[START OF THE DATA]
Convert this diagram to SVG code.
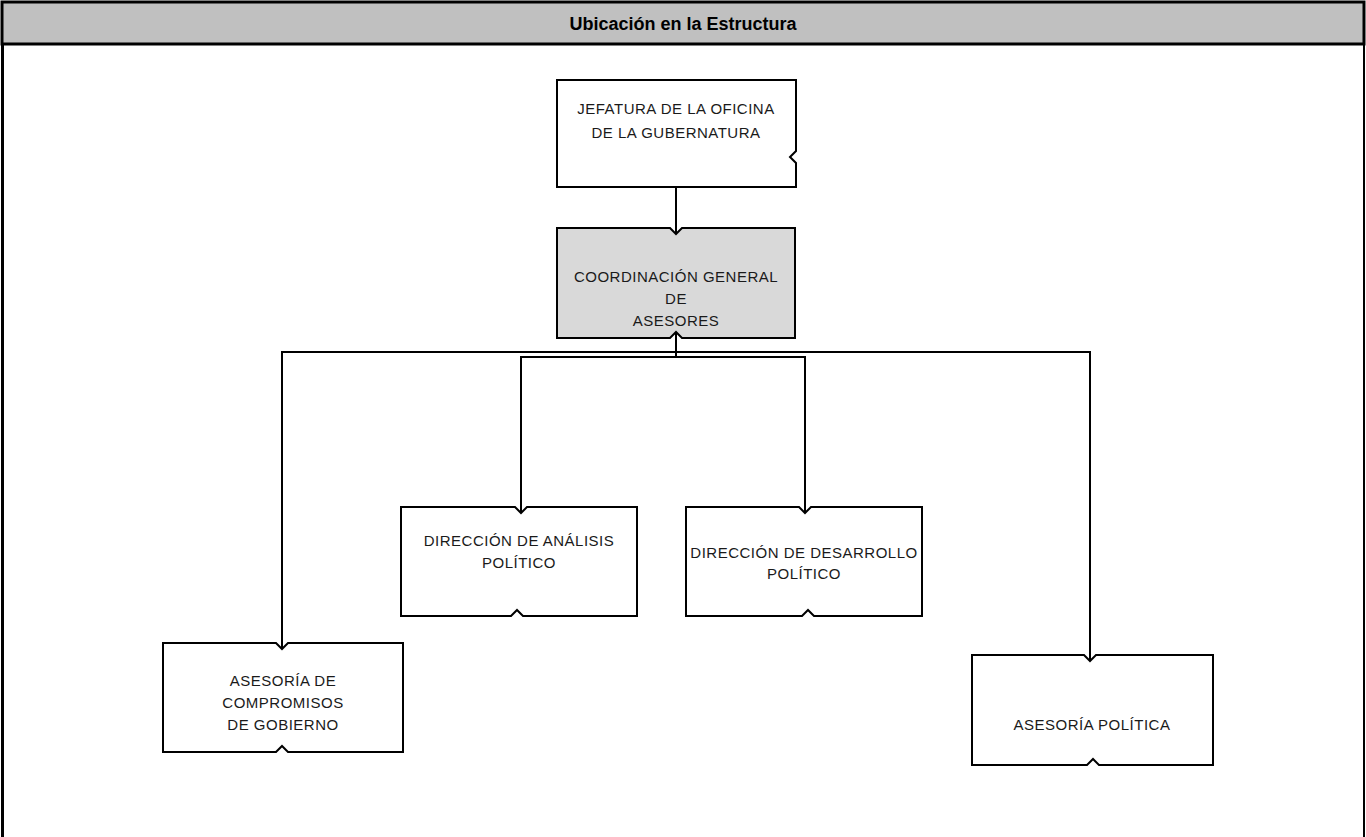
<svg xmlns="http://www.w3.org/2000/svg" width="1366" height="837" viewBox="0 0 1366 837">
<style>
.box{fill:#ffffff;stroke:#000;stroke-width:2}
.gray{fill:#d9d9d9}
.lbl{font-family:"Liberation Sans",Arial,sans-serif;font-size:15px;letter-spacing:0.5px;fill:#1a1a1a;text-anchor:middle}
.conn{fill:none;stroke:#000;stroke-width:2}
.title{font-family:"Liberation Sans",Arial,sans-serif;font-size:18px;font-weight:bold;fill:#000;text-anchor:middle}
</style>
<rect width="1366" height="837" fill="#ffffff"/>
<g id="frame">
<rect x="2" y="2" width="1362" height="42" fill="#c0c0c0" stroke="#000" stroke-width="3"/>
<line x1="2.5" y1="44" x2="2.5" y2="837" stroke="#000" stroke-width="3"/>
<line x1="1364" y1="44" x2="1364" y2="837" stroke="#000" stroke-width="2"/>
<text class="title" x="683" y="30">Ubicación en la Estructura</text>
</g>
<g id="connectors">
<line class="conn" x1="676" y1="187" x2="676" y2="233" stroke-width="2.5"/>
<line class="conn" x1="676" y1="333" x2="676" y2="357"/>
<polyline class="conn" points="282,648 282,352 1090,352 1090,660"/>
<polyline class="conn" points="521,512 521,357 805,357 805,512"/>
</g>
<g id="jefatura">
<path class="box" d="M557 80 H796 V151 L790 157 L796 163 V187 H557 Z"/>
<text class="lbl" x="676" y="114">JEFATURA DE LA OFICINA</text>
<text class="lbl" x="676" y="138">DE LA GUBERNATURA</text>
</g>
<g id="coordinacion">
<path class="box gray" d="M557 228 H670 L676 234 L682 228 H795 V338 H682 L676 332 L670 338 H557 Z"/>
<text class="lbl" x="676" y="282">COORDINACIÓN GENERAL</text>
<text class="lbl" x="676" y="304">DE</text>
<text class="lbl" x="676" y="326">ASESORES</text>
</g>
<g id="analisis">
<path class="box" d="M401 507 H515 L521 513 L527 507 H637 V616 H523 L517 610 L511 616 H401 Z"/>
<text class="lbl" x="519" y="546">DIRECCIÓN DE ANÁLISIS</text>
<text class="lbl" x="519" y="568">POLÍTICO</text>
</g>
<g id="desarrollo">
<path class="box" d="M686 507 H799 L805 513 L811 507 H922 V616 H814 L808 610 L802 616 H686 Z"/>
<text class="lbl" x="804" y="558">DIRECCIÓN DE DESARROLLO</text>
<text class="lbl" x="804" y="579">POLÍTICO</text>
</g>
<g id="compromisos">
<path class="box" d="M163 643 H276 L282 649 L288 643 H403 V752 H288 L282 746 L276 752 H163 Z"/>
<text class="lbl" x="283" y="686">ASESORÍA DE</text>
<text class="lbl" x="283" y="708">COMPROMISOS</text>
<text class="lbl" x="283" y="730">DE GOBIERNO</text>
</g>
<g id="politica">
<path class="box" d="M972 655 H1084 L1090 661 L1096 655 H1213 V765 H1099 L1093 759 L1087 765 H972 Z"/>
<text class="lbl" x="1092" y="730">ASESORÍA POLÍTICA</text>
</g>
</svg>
[END OF THE DATA]
[START OF THE DATA]
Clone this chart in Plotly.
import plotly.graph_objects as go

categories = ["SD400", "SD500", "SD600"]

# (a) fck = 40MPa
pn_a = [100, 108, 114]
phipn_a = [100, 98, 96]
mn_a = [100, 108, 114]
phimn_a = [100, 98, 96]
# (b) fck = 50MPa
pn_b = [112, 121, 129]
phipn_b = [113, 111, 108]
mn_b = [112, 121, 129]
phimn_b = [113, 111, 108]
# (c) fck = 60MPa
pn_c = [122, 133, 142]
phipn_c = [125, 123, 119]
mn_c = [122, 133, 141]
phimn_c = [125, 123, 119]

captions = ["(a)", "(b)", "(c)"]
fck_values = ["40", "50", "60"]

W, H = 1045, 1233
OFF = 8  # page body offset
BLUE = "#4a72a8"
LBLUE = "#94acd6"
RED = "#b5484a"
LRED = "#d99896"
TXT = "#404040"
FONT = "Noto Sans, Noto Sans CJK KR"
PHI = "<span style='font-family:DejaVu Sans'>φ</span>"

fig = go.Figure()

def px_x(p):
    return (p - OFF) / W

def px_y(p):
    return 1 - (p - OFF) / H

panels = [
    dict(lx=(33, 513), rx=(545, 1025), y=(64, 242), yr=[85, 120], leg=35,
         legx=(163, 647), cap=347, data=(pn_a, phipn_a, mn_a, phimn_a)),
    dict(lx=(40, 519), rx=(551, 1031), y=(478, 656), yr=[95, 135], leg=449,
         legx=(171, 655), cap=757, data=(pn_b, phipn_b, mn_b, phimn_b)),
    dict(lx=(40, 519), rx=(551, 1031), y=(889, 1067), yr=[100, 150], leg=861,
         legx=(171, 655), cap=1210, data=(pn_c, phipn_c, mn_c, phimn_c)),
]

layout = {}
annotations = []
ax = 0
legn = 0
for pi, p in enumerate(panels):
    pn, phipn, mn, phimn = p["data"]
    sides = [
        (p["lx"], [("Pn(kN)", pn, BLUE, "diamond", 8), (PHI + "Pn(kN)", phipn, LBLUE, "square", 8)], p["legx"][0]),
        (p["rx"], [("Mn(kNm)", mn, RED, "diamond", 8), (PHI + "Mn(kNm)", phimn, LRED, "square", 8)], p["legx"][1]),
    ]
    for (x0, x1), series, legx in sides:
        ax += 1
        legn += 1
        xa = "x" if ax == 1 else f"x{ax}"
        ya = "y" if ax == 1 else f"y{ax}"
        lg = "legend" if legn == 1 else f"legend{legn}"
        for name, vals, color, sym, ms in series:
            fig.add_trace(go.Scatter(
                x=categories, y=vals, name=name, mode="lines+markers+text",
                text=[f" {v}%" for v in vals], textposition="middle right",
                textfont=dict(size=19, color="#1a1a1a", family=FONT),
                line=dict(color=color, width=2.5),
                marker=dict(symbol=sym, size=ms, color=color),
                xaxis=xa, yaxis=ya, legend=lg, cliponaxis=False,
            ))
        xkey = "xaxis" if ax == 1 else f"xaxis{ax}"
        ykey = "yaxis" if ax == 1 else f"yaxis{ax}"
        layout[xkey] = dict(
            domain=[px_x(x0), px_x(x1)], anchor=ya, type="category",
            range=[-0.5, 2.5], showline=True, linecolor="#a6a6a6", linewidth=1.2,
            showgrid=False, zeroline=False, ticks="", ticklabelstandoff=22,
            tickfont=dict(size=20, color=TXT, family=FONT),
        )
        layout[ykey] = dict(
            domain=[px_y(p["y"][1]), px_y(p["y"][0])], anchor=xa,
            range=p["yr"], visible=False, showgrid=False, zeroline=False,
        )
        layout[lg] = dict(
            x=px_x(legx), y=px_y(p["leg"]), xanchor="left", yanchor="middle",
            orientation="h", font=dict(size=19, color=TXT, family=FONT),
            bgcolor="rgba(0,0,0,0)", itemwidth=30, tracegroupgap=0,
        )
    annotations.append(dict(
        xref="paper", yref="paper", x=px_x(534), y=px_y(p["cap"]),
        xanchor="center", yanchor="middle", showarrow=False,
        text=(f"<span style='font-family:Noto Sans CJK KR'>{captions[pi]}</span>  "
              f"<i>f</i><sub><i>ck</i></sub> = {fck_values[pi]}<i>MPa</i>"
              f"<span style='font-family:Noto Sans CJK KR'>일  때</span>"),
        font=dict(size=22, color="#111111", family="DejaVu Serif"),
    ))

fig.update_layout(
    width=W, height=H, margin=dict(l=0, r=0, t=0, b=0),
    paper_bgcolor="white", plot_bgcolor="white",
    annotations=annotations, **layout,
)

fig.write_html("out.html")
[END OF THE DATA]
BRIEF — Repeat, exactly as they stand above, the lines from the line with "Clone this chart in Plotly." to the line with "phimn_c = [125, 123, 119]", both lines included.

WRITTEN SOLUTION —
Clone this chart in Plotly.
import plotly.graph_objects as go

categories = ["SD400", "SD500", "SD600"]

# (a) fck = 40MPa
pn_a = [100, 108, 114]
phipn_a = [100, 98, 96]
mn_a = [100, 108, 114]
phimn_a = [100, 98, 96]
# (b) fck = 50MPa
pn_b = [112, 121, 129]
phipn_b = [113, 111, 108]
mn_b = [112, 121, 129]
phimn_b = [113, 111, 108]
# (c) fck = 60MPa
pn_c = [122, 133, 142]
phipn_c = [125, 123, 119]
mn_c = [122, 133, 141]
phimn_c = [125, 123, 119]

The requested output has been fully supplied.